La segunda capacidad de la mujer se relaciona con la transmisión de los conocimientos básicos para alcanzar el sentido de la vida: la educación de los hijos, sobre todo, entre el nacimiento y los tres o cuatro primeros años. La ciencia nos ha enseñado que es precisamente durante el periodo inicial, previo a la escolarización obligatoria, cuando se producen los fenómenos de aprendizaje más importantes. Educar no es una ocupación exclusiva de la madre, pero sí es ella quien al principio se encuentra en la posición de máximo acceso, y posee las mejores condiciones innatas para detentar el papel clave. Pero la sociedad no valora a la mujer como educadora de sus hijos, ni tampoco le facilita la preparación que le permitiría buscar la excelencia en los resultados.

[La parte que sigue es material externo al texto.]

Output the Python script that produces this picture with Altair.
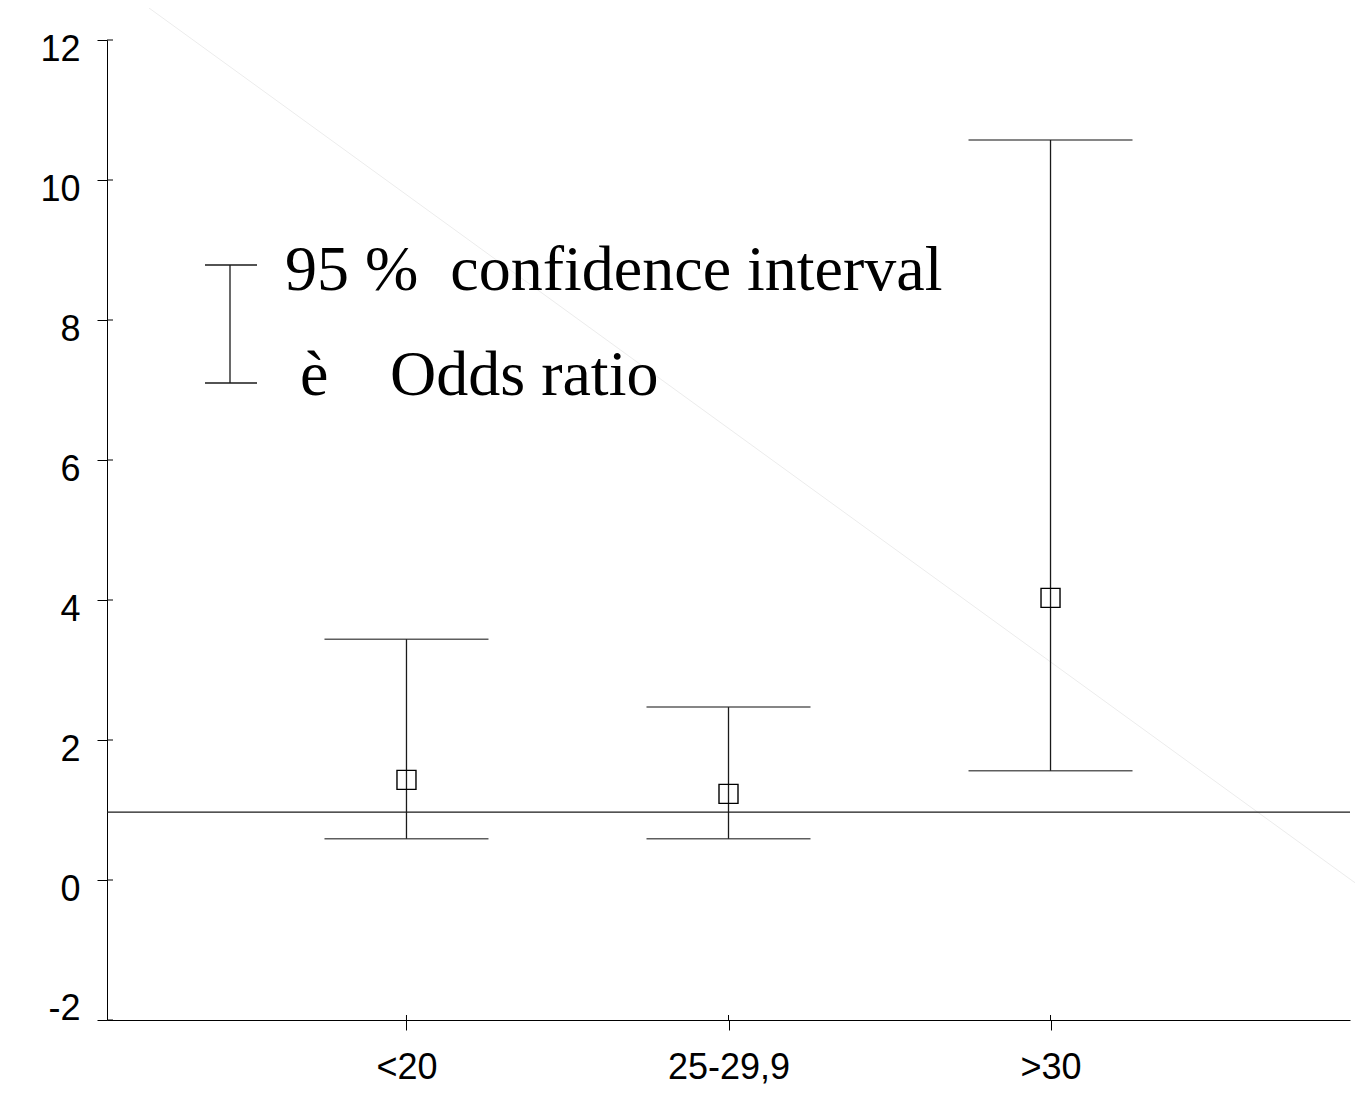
import altair as alt
import pandas as pd

categories = ["<20", "25-29,9", ">30"]
odds_ratio = [1.43, 1.23, 4.03]
ci_lower = [0.59, 0.59, 1.56]
ci_upper = [3.44, 2.47, 10.57]
reference_value = [0.97]
y_ticks = [-2, 0, 2, 4, 6, 8, 10, 12]

df = pd.DataFrame({"cat": categories, "or": odds_ratio, "lo": ci_lower, "hi": ci_upper})
ref_df = pd.DataFrame({"ref": reference_value})
tick_df = pd.DataFrame({"t": y_ticks})

W, H = 1243, 980
xscale = alt.Scale(type="point", padding=0.93)
yscale = alt.Scale(domain=[-2, 12], nice=False, zero=False)
LINE = "#1a1a1a"

x_enc = alt.X("cat:N", sort=categories, scale=xscale,
              axis=alt.Axis(title=None, labelAngle=0, labelFontSize=36, labelFont="Liberation Sans",
                            labelColor="black", tickSize=10, tickColor="black", domainColor="black",
                            labelPadding=20, tickWidth=1, domainWidth=1))

base = alt.Chart(df)

diag = alt.Chart(ref_df).mark_rule(color="#ececec", strokeWidth=1).encode(
    x=alt.value(42), y=alt.value(-32), x2=alt.value(1258), y2=alt.value(850))

ref_line = alt.Chart(ref_df).mark_rule(color=LINE, strokeWidth=1.3).encode(
    y=alt.Y("ref:Q", scale=yscale))

axis_layer = base.mark_rule(color=LINE, strokeWidth=1.3).encode(
    x=x_enc,
    y=alt.Y("lo:Q", scale=yscale,
            axis=alt.Axis(title=None, values=y_ticks, grid=False, labelFontSize=36,
                          labelFont="Liberation Sans", labelColor="black", tickSize=10,
                          tickColor="black", domainColor="black", labelPadding=17,
                          labelExpr="toString(datum.value)",
                          labelOffset={"condition": {"test": "datum.value == -2", "value": -12},
                                       "value": 9},
                          tickWidth=1, domainWidth=1)),
    y2="hi:Q")

# inner part of the axis ticks (ticks cross the axis line)
y_inner = alt.Chart(tick_df).mark_rule(color="black", strokeWidth=1).encode(
    y=alt.Y("t:Q", scale=yscale), x=alt.value(0), x2=alt.value(6))
x_inner = base.mark_rule(color="black", strokeWidth=1).encode(
    x=alt.X("cat:N", sort=categories, scale=xscale), y=alt.value(H - 5), y2=alt.value(H))

caps_lo = base.mark_tick(color=LINE, size=164, thickness=1.5).encode(
    x=alt.X("cat:N", sort=categories, scale=xscale), y=alt.Y("lo:Q", scale=yscale))
caps_hi = base.mark_tick(color=LINE, size=164, thickness=1.5).encode(
    x=alt.X("cat:N", sort=categories, scale=xscale), y=alt.Y("hi:Q", scale=yscale))

points = base.mark_point(shape="square", size=361, filled=False, color="black",
                         strokeWidth=1.4, opacity=1).encode(
    x=alt.X("cat:N", sort=categories, scale=xscale), y=alt.Y("or:Q", scale=yscale))

# legend decoration
leg_v = alt.Chart(ref_df).mark_rule(color=LINE, strokeWidth=1.3).encode(
    x=alt.value(123), y=alt.value(225), y2=alt.value(343))
leg_c1 = alt.Chart(ref_df).mark_rule(color=LINE, strokeWidth=1.3).encode(
    x=alt.value(98), x2=alt.value(150), y=alt.value(225))
leg_c2 = alt.Chart(ref_df).mark_rule(color=LINE, strokeWidth=1.3).encode(
    x=alt.value(98), x2=alt.value(150), y=alt.value(343))
leg_t1 = alt.Chart(ref_df).mark_text(text="95 %\u00a0 confidence interval", font="Liberation Serif",
                                     fontSize=64, align="left", baseline="alphabetic",
                                     color="black").encode(x=alt.value(178), y=alt.value(250))
leg_t2 = alt.Chart(ref_df).mark_text(text="è", font="Liberation Serif", fontSize=64,
                                     align="left", baseline="alphabetic",
                                     color="black").encode(x=alt.value(193), y=alt.value(355))
leg_t3 = alt.Chart(ref_df).mark_text(text="Odds ratio", font="Liberation Serif", fontSize=64,
                                     align="left", baseline="alphabetic",
                                     color="black").encode(x=alt.value(283), y=alt.value(355))

chart = alt.layer(diag, axis_layer, y_inner, x_inner, ref_line, caps_lo, caps_hi, points,
                  leg_v, leg_c1, leg_c2, leg_t1, leg_t2, leg_t3).properties(
    width=W, height=H,
    autosize=alt.AutoSizeParams(type="none"),
    padding={"left": 99, "top": 32, "right": 5, "bottom": 70},
    background="white",
).configure_view(stroke=None)

chart.save("out.html", embed_options={"renderer": "svg", "actions": False})
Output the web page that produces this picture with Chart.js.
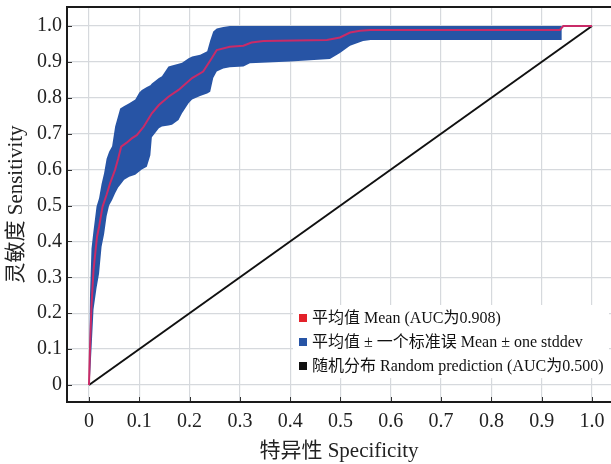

¿Por qué gastamos cientos de miles de millones de pesetas en enseñanza secundaria y universitaria y ni un duro en el periodo inicial de vida que determinará todo el rendimiento posterior? ¿Por qué la madre-educadora no tiene derecho a un salario social y a la Seguridad Social? La madre-educadora es el nivel más alto que puede alcanzar una persona y a pesar de ello parece no poseer valor. Es absurdo y económicamente desastroso. Es necesario crear las condiciones que hagan posible finalizar esa discriminación que considera a la mujer que trabaja duro en casa como dedicada a "sus labores", sin salario ni Seguridad Social, clasificada con macabro humor estadístico como "inactiva". Hay que terminar con esa nueva explotación moderna de la profesional que trabaja fuera de casa muchas veces cobrando menos —y otra vez, gratuitamente— dentro de ella, en jornadas ininterrumpidas que empiezan a las siete u ocho de la mañana y terminan bien entrada la noche.
En el fondo de todo esto hay un problema político generado por una ideología que prescinde de la realidad del ser persona, de la mujer en este caso.